Banner Image: The Framemakers’ Workshop. Anonymous, German, c.1900.
A memoir is not an autobiography. A memoir can be one volume or many, can start anywhere, go anywhere, pick up any strand of a life-story and give it to the reader along with whatever mood and state of mind the author is in. The author you meet in one volume may not seem the same as the one you meet in another. I have given this whole project the title “Outside the Frame” to reflect the way each part of my life has been lived as if it was a different “picture” none of which fit the expectations of someone like me at that time.
I thought I had to start at the beginning. But where is the beginning? How far back do you go? Should you start before you are born, or when you come into consciousness, or after you get a job or become famous, or later on when you fail and decide life is horribly disappointing? Should life be divided into chunks: this is what happened when I went to University, this is what it was like when I lived on a commune, this is what happened when I left my husband … and so on … sounds boring already.
Many writers begin their memoirs by writing about the death of a parent. When your last parent is gone there is no-one left to know you as you were, to criticise you or be disappointed in you for what you failed to do or did not become, or to praise you uncritically and behave inappropriately at parties. I realise now, without intending to, I had begun my memoirs project in the same way.
It doesn’t matter when or how these memoirs get published, which is also a great freedom. If none of them see the light of day before I die, they will be already written and edited and ready to publish and my literary executor will take care of it one way or another.
And it doesn’t matter how many volumes of them there one. One, three, more … no pressure!
The first volume, Regret Horizon, is about the year my mother Isabelle Arnold and my first husband Peter Hamilton both died, 2008. I wrote a little of it while my mother was in the final throes of her difficult exit, aged 93. In the photo below, she was so young and glamorous, at art school at East Sydney Tech. I’m so glad I didn’t try to publish this first volume quickly because the next few years somehow changed the story and it has been edited and re-edited. Knausgaard made me realise how much more careful I had to be when speaking of others. It’s almost ready to be published. Thanks to Jordan Cantelo for permission to use his wonderful photograph Ocean Horizon as the cover image. Visit Jordan at http://jordancantelo.com/
Distant Early Warning (Volume 2) is about my family origins and my life up to when I was about to start at Sydney University, at the age of seventeen. My son Daniel and my granddaughter Lily have read it. Dan suggested some corrections. Lily liked it. Now with hindsight (and a lot more insight) it is waiting for a re-edit.
Another book in preparation is about a brief time in the Southern Highlands of Papua New Guinea with my second partner and two young children in 1973. The first few chapters have been written, as well as a long section which will be a kind of intervention at the end of the book, an extended meditation on the role of one of the book’s seemingly minor characters who in fact has loomed large throughout my life.

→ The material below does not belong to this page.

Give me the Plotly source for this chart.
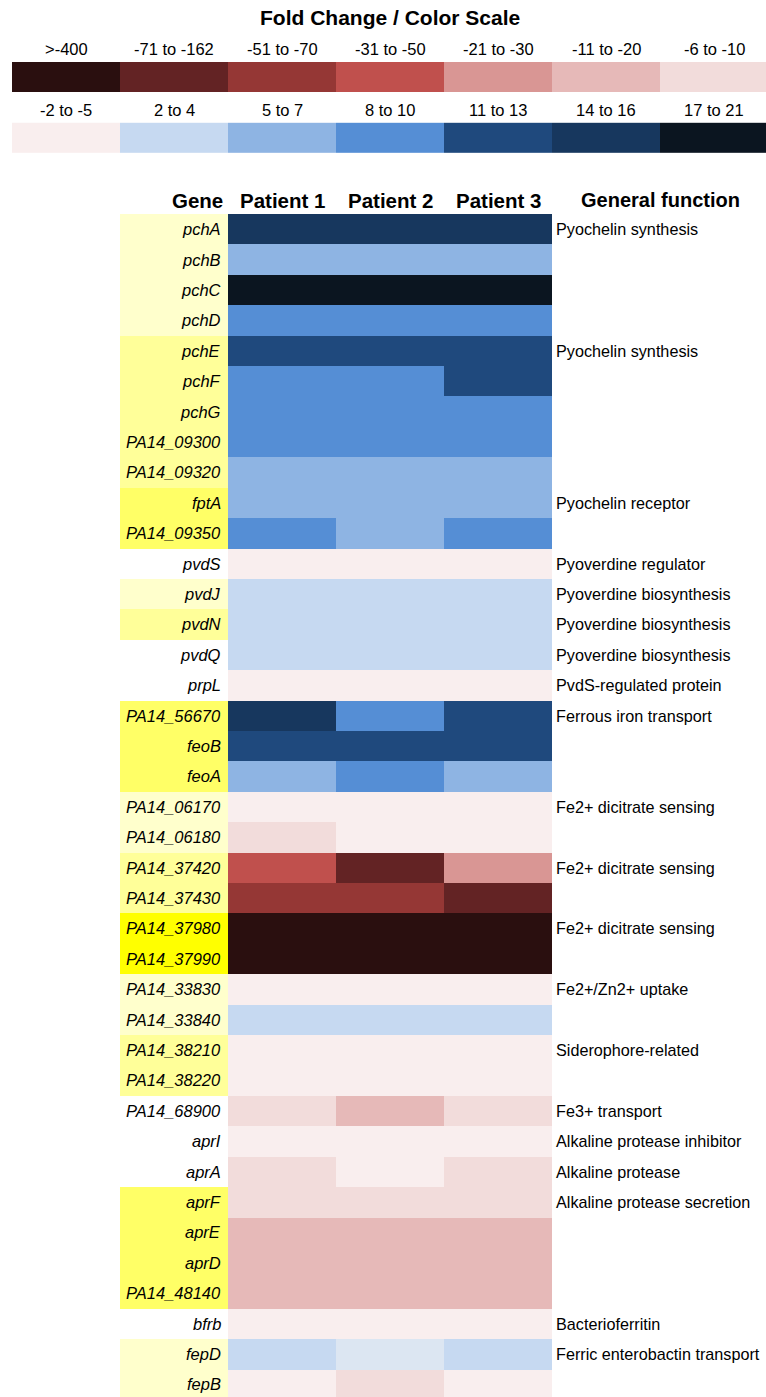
import plotly.graph_objects as go

# ---------------- data ----------------
genes = ["pchA", "pchB", "pchC", "pchD", "pchE", "pchF", "pchG", "PA14_09300", "PA14_09320",
         "fptA", "PA14_09350", "pvdS", "pvdJ", "pvdN", "pvdQ", "prpL", "PA14_56670", "feoB",
         "feoA", "PA14_06170", "PA14_06180", "PA14_37420", "PA14_37430", "PA14_37980",
         "PA14_37990", "PA14_33830", "PA14_33840", "PA14_38210", "PA14_38220", "PA14_68900",
         "aprI", "aprA", "aprF", "aprE", "aprD", "PA14_48140", "bfrb", "fepD", "fepB"]

patient1 = ["14 to 16", "5 to 7", "17 to 21", "8 to 10", "11 to 13", "8 to 10", "8 to 10", "8 to 10", "5 to 7",
            "5 to 7", "8 to 10", "-2 to -5", "2 to 4", "2 to 4", "2 to 4", "-2 to -5", "14 to 16", "11 to 13",
            "5 to 7", "-2 to -5", "-6 to -10", "-31 to -50", "-51 to -70", ">-400",
            ">-400", "-2 to -5", "2 to 4", "-2 to -5", "-2 to -5", "-6 to -10",
            "-2 to -5", "-6 to -10", "-6 to -10", "-11 to -20", "-11 to -20", "-11 to -20", "-2 to -5", "2 to 4", "-2 to -5"]

patient2 = ["14 to 16", "5 to 7", "17 to 21", "8 to 10", "11 to 13", "8 to 10", "8 to 10", "8 to 10", "5 to 7",
            "5 to 7", "5 to 7", "-2 to -5", "2 to 4", "2 to 4", "2 to 4", "-2 to -5", "8 to 10", "11 to 13",
            "8 to 10", "-2 to -5", "-2 to -5", "-71 to -162", "-51 to -70", ">-400",
            ">-400", "-2 to -5", "2 to 4", "-2 to -5", "-2 to -5", "-11 to -20",
            "-2 to -5", "-2 to -5", "-6 to -10", "-11 to -20", "-11 to -20", "-11 to -20", "-2 to -5", "<2", "-6 to -10"]

patient3 = ["14 to 16", "5 to 7", "17 to 21", "8 to 10", "11 to 13", "11 to 13", "8 to 10", "8 to 10", "5 to 7",
            "5 to 7", "8 to 10", "-2 to -5", "2 to 4", "2 to 4", "2 to 4", "-2 to -5", "11 to 13", "11 to 13",
            "5 to 7", "-2 to -5", "-2 to -5", "-21 to -30", "-71 to -162", ">-400",
            ">-400", "-2 to -5", "2 to 4", "-2 to -5", "-2 to -5", "-6 to -10",
            "-2 to -5", "-6 to -10", "-6 to -10", "-11 to -20", "-11 to -20", "-11 to -20", "-2 to -5", "2 to 4", "-2 to -5"]

functions = ["Pyochelin synthesis", "", "", "", "Pyochelin synthesis", "", "", "", "",
             "Pyochelin receptor", "", "Pyoverdine regulator", "Pyoverdine biosynthesis",
             "Pyoverdine biosynthesis", "Pyoverdine biosynthesis", "PvdS-regulated protein",
             "Ferrous iron transport", "", "", "Fe2+ dicitrate sensing", "", "Fe2+ dicitrate sensing", "",
             "Fe2+ dicitrate sensing", "", "Fe2+/Zn2+ uptake", "", "Siderophore-related", "",
             "Fe3+ transport", "Alkaline protease inhibitor", "Alkaline protease",
             "Alkaline protease secretion", "", "", "", "Bacterioferritin", "Ferric enterobactin transport", ""]

# highlight level of the gene-name cell (0 = none)
gene_shade = [1, 1, 1, 1, 2, 2, 2, 2, 2,
              3, 3, 0, 1, 2, 0, 0, 3, 3,
              3, 1, 1, 2, 2, 4,
              4, 1, 1, 2, 2, 0,
              0, 0, 3, 3, 3, 3, 0, 1, 1]

patients = ["Patient 1", "Patient 2", "Patient 3"]
scale_row1 = [">-400", "-71 to -162", "-51 to -70", "-31 to -50", "-21 to -30", "-11 to -20", "-6 to -10"]
scale_row2 = ["-2 to -5", "2 to 4", "5 to 7", "8 to 10", "11 to 13", "14 to 16", "17 to 21"]

bin_colors = {
    ">-400": "#2A0F0F",
    "-71 to -162": "#632324",
    "-51 to -70": "#953735",
    "-31 to -50": "#C0504D",
    "-21 to -30": "#D99694",
    "-11 to -20": "#E6B9B8",
    "-6 to -10": "#F2DCDB",
    "-2 to -5": "#F9EEEE",
    "<2": "#DCE6F2",
    "2 to 4": "#C6D9F1",
    "5 to 7": "#8EB4E3",
    "8 to 10": "#558ED5",
    "11 to 13": "#1F497D",
    "14 to 16": "#17375E",
    "17 to 21": "#0B1520",
}
shade_colors = ["#FFFFFF", "#FFFFCC", "#FFFF99", "#FFFF66", "#FFFF00"]

FONT = "Liberation Sans, Arial, sans-serif"

# ---------------- helpers ----------------
bins = list(bin_colors.keys())
nb = len(bins)
bin_idx = {b: k for k, b in enumerate(bins)}


def step_scale(colors):
    n = len(colors)
    cs = []
    for k, c in enumerate(colors):
        cs += [[k / n, c], [(k + 1) / n, c]]
    return cs


fold_scale = step_scale([bin_colors[b] for b in bins])
shade_scale = step_scale(shade_colors)

rows = list(range(len(genes)))
z_main = [[bin_idx[a], bin_idx[b], bin_idx[c]] for a, b, c in zip(patient1, patient2, patient3)]

fig = go.Figure()

# gene name background column
fig.add_trace(go.Heatmap(
    z=[[s] for s in gene_shade], x=[-1], y=rows,
    colorscale=shade_scale, zmin=-0.5, zmax=len(shade_colors) - 0.5,
    showscale=False, hoverinfo="skip"))

# main heatmap
fig.add_trace(go.Heatmap(
    z=z_main, x=list(range(len(patients))), y=rows,
    colorscale=fold_scale, zmin=-0.5, zmax=nb - 0.5,
    showscale=False, hoverinfo="skip"))

# colour-scale swatches (legend)
legend_x = [k - 2 for k in range(len(scale_row1))]
for lab_row, yrow in ((scale_row1, -5), (scale_row2, -3)):
    fig.add_trace(go.Heatmap(
        z=[[bin_idx[b] for b in lab_row]], x=legend_x, y=[yrow],
        colorscale=fold_scale, zmin=-0.5, zmax=nb - 0.5,
        showscale=False, hoverinfo="skip"))

ann = []
ann.append(dict(x=1.0, y=-6.95, text="<b>Fold Change / Color Scale</b>",
                font=dict(size=21, family=FONT, color="black")))
for lab_row, yrow in ((scale_row1, -5.92), (scale_row2, -3.92)):
    for xx, lab in zip(legend_x, lab_row):
        ann.append(dict(x=xx, y=yrow, text=lab, font=dict(size=16.5, family=FONT, color="black")))

# headers
ann.append(dict(x=-0.5, y=-0.96, text="<b>Gene</b>", xanchor="right", xshift=-3,
                font=dict(size=20.5, family=FONT, color="black")))
for k, p in enumerate(patients):
    ann.append(dict(x=k, y=-0.96, text="<b>%s</b>" % p, font=dict(size=20.5, family=FONT, color="black")))
ann.append(dict(x=3.509, y=-0.96, text="<b>General function</b>",
                font=dict(size=20, family=FONT, color="black")))

for i, g in enumerate(genes):
    ann.append(dict(x=-0.5, y=i, text="<i>%s</i>" % g, xanchor="right", xshift=-5,
                    font=dict(size=16.5, family=FONT, color="black")))
    if functions[i]:
        ann.append(dict(x=2.5, y=i, text=functions[i], xanchor="left", xshift=2,
                        font=dict(size=16.2, family=FONT, color="black")))

for a in ann:
    a.setdefault("showarrow", False)
    a.setdefault("xref", "x")
    a.setdefault("yref", "y")

fig.update_layout(
    width=766, height=1397,
    margin=dict(l=0, r=0, t=0, b=0),
    paper_bgcolor="white", plot_bgcolor="white",
    xaxis=dict(range=[-0.5 - 228 / 108, -0.5 + (766 - 228) / 108], visible=False, fixedrange=True),
    yaxis=dict(range=[-0.5 + (1397 - 214) / 30.4, -0.5 - 214 / 30.4], visible=False, fixedrange=True),
    annotations=ann,
    showlegend=False,
)

fig.write_html("out.html",
               config={"displayModeBar": False, "staticPlot": True},
               post_script="document.body.style.margin='0';document.body.style.overflow='hidden';")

What’s missing? I don’t know if any other segments of my life deserve a “memoir” of their own. There are so many possibilities. I am using a lot of material now in fictionalised form in several other projects. From 1962 until 1970 I was a student at Sydney University, first an undergraduate who thought she was going to be a writer, later a postgraduate who turned into an anthropologist. This was the era of The Sydney Push, of early steps in the recognition of the Aboriginal presence in Australia and a time when I married a man twenty years older than myself, had two children, and did field work in Arnhem Land and Central Australia.
At the end of that I was thoroughly confused and miserable. I lost all confidence in anthropology and the formal structures of academic life, came back to Sydney, left my husband and went to live on a commune in Kurrajong just outside Sydney for over a year, until I met my second partner which is where Volume Three takes off. The Kurrajong period could be another volume. It was when the alternative society, the counter-culture and communal living emerged, a time of exploration, Eastern religions, food fads and drug-taking – the forerunner of so much of our contemporary popular culture. And of course there’s so much more after that but I don’t think there will be enough life left to me to write it. Time is speeding by, things are suddenly upended, people you thought you could depend on get sick of you, you get sick, then there is a pandemic and you start to live like a hermit and forget almost entirely the person you thought you were.
These memoirs are about a girl and woman – a rebel against the conservative fifties, a woman with husbands and children but also a woman with thoughts and ideas and a deep intellectual commitment who against all odds developed an apparently successful “career” and then came to regret it and wanted to try a different one. The Memoirs will never be complete, and it will be for someone else to write the remainder as a biography, if anyone is still interested. I suppose I have written First Half First, apologies to Drusilla Modjeska.

She was in her 20s in this photo, an art student at East Sydney Tech.